Kenya is paying the price for holding back on the adoption of genetically modified (GM) crops. A recent study by the African Agricultural Technology Foundation (AATF) found that Kenya lost an estimated USD 157 million over the past five years due to delays in approving and commercialising essential GM crops such as Bt maize, Bt cotton, and the late-blight-resistant potato.
According to the AATF, this figure reflects just part of the broader economic and social costs of slow technology adoption, including reduced crop yields, higher import dependence, and missed opportunities to improve farmer livelihoods.
Kenya’s agricultural regulatory system has one of the most extended approval timelines in the world, estimated to be between 12 and 15 years, compared to approximately 7–10 years in countries like Brazil or Argentina. This slow pace has left farmers dependent on costly and less efficient conventional methods.
AATF’s data show that if GM crops had been approved earlier, Kenya could have achieved significant gains in food output, export potential, and environmental protection.
For instance, Bt maize alone accounts for an estimated loss of USD 67 million over five years. Kenya could have produced nearly 194,000 additional tonnes of maize, cutting down imports and improving food security. The adoption of Bt maize would also have reduced pesticide expenses for smallholder farmers.
It has also been estimated that Bt cotton incurs costs of about USD 1.2 million within the same period. Earlier commercialisation could have strengthened Kenya’s textile industry, increased farmer income, and reduced the need for cotton imports.
The 3R-gene potato, resistant to late blight, represents an even larger loss of USD 89 million. Projections suggest that Kenya could gain up to USD 247 million in welfare benefits over 30 years from the full-scale adoption of this initiative.
Altogether, Kenya could have earned nearly USD 467 million in economic value within three decades by adopting these crops promptly.
Kenya’s delayed adoption has left economic losses as noted above. By not deploying GMOs, Kenya has lost crops as a result of climate and environmental changes, which pest- and disease-resistant GM varieties address.
Adopting Bt maize and cotton could have reduced Kenya’s carbon emissions by up to 0.7 million metric tons of CO₂ per year. GM crops would have reduced pesticide use by 30–50%, thereby improving soil quality and mitigating the health risks associated with chemical exposure. Higher yields from these varieties would also reduce the need for farmland expansion, preventing deforestation and conserving biodiversity.
Across Africa, the debate over GMO adoption isn’t unique to Kenya. In recent months, similar discussions have gained traction in Nigeria, where conversations around the safety, accessibility, and long-term impact of genetically modified crops have sparked national attention.
Kenya’s debate over GM crops has been influenced by politics, misinformation, and litigation. Despite regulatory approval for GM maize in 2022, court injunctions and activist opposition have repeatedly stalled progress. In October 2023, the Environment and Land Court dismissed a petition by the Law Society of Kenya (LSK) that challenged the importation and cultivation of Bt maize, ruling that the regulatory and biosafety bodies had set up adequate frameworks.

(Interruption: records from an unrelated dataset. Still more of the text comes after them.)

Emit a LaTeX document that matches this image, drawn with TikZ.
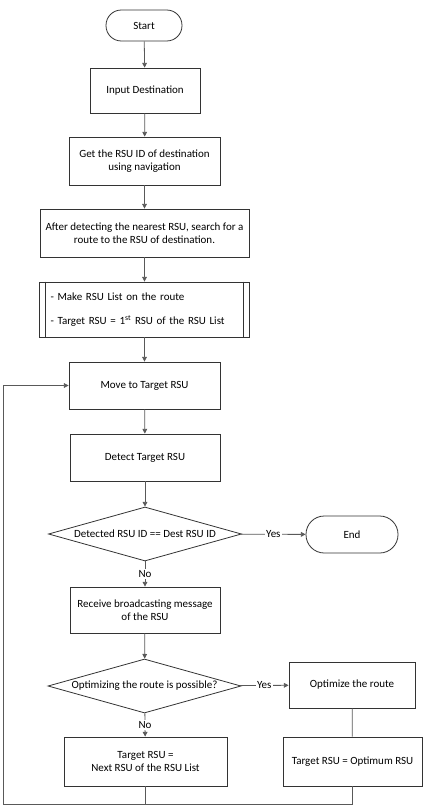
\documentclass[tikz,border=0pt]{standalone}
\usepackage{fontspec}
\setmainfont{Carlito}
\usetikzlibrary{shapes.geometric,arrows.meta}

\tikzset{
    base/.style={draw=black!80, line width=0.6pt, font=\fontsize{8.25pt}{10pt}\selectfont, inner sep=2pt, align=center},
    proc/.style 2 args={base, rectangle, minimum width=#1*0.75pt, minimum height=#2*0.75pt},
    term/.style 2 args={base, rectangle, rounded corners=#2*0.37pt, minimum width=#1*0.75pt, minimum height=#2*0.75pt},
    decide/.style={base, diamond, inner sep=0pt, minimum width=193*0.75pt, minimum height=54*0.75pt},
    conn/.style={draw=black!65, line width=0.6pt, -{Triangle[length=3.5pt,width=3.5pt]}},
    lbl/.style={fill=white, inner sep=1pt, font=\fontsize{8.25pt}{10pt}\selectfont},
}

\begin{document}
\begin{tikzpicture}[x=0.75pt, y=-0.75pt]
    \useasboundingbox (0,0) rectangle (427,806);

    \node[term={76}{31}] (start) at (144,25.5) {Start};
    \node[proc={110}{45}] (input) at (145,90.5) {Input Destination};
    \node[proc={151}{48}] (getid) at (144.5,161) {Get the RSU ID of destination\\using navigation};
    \node[proc={209}{48}] (search) at (144.5,233) {After detecting the nearest RSU, search for a\\route to the RSU of destination.};
    \node[proc={209}{55}, align=left, text width=188*0.75pt, inner xsep=8pt] (list) at (144.5,309.5)
        {- Make RSU List on the route\\[8.5pt]- Target RSU = 1\textsuperscript{st} RSU of the RSU List};
    \draw[black!80, line width=0.6pt] ([xshift=4.5pt]list.north west) -- ([xshift=4.5pt]list.south west)
        ([xshift=-4.5pt]list.north east) -- ([xshift=-4.5pt]list.south east);
    \node[proc={151}{47}] (move) at (144.5,385.5) {Move to Target RSU};
    \node[proc={150}{47}] (detect) at (145,457.5) {Detect Target RSU};
    \node[decide] (check) at (145,534) {\makebox[0pt]{Detected RSU ID == Dest RSU ID}};
    \node[term={92}{37}] (end) at (352,534.5) {End};
    \node[proc={150}{46}] (receive) at (145,610) {Receive broadcasting message\\of the RSU};
    \node[decide] (possible) at (144.5,686) {\makebox[0pt]{Optimizing the route is possible?}};
    \node[proc={126}{46}] (optimize) at (352,685) {Optimize the route};
    \node[proc={163}{49}] (next) at (145.5,761.5) {Target RSU =\\Next RSU of the RSU List};
    \node[proc={139}{49}] (optimum) at (352.5,761.5) {Target RSU = Optimum RSU};
    \coordinate (corner) at (3,804);

    % main column
    \draw[conn] (start) -- (input);
    \draw[conn] (input) -- (getid);
    \draw[conn] (getid) -- (search);
    \draw[conn] (search) -- (list);
    \draw[conn] (list) -- (move);
    \draw[conn] (move) -- (detect);
    \draw[conn] (detect) -- (check);
    \draw[conn] (check) -- node[lbl] {Yes} (end);
    \draw[conn] (check) -- node[lbl] {No} (receive);
    \draw[conn] (receive) -- (possible);
    \draw[conn] (possible) -- node[lbl] {Yes} (optimize);
    \draw[conn] (possible) -- node[lbl] {No} (next);
    \draw[conn, -] (optimize) -- (optimum);

    % back to move
    \draw[conn, -] (next.south) -- (next.south |- corner);
    \draw[conn] (optimum.south) |- (corner) |- (move.west);
\end{tikzpicture}
\end{document}
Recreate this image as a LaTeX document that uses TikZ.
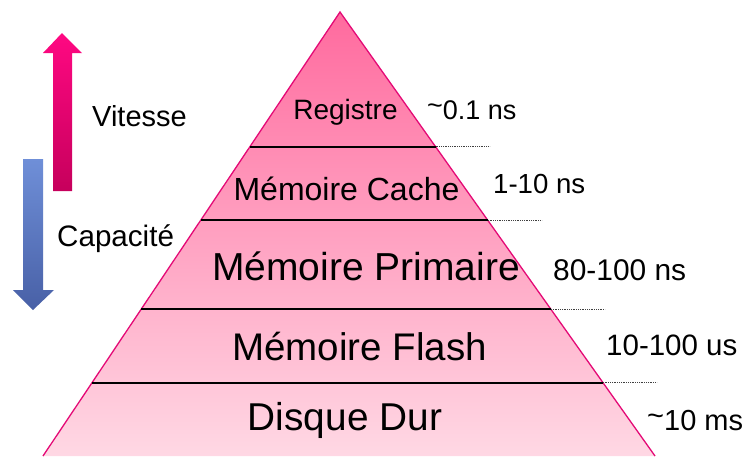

As of March 2025, the High Court temporarily halted GM maize imports, citing “insufficient public participation”. These setbacks reveal the need for a more science-policy interface, one that enables transparent communication and evidence-based decision-making.
A recent study published in 2024 assessed the potential impact of Kenya’s late-blight-resistant (3R-gene) potato varieties, Asante, Shangi, and Tigoni. Late blight currently causes yield losses of up to 23%, while farmers spend nearly 12% of production costs on fungicides.
The study estimated that the 3R-gene Shangi variety alone could yield net benefits of KES 845.9 million (USD 8.2 million) annually. However, each year of delay reduces the net present value of these benefits by roughly 36%.
This case demonstrates that every additional year of hesitation translates directly into foregone income for farmers and lost opportunities for food security.
Kenya’s decision to revisit its stance on genetically modified organisms (GMOs) has reignited one of Africa’s most important and divisive conversations: how far should we go in embracing biotechnology to feed a growing continent? For decades, Africa’s agricultural potential has been limited not by lack of land or labour, but by hesitation. Kenya’s GMO debate highlights this tension between old fears and new possibilities, between cautious policymaking and the urgent need for transformation. If the country can streamline regulation, engage the public with transparency, and demonstrate real success through pilot programs, it could set a powerful example for others.
Across the continent, climate pressures are mounting, food prices are rising, and the limits of traditional farming are clear. Science alone won’t solve these challenges, but ignoring it won’t help either. The question now is whether Kenya and Africa can turn this moment of controversy into one of courage. The future of African agriculture may well depend on it.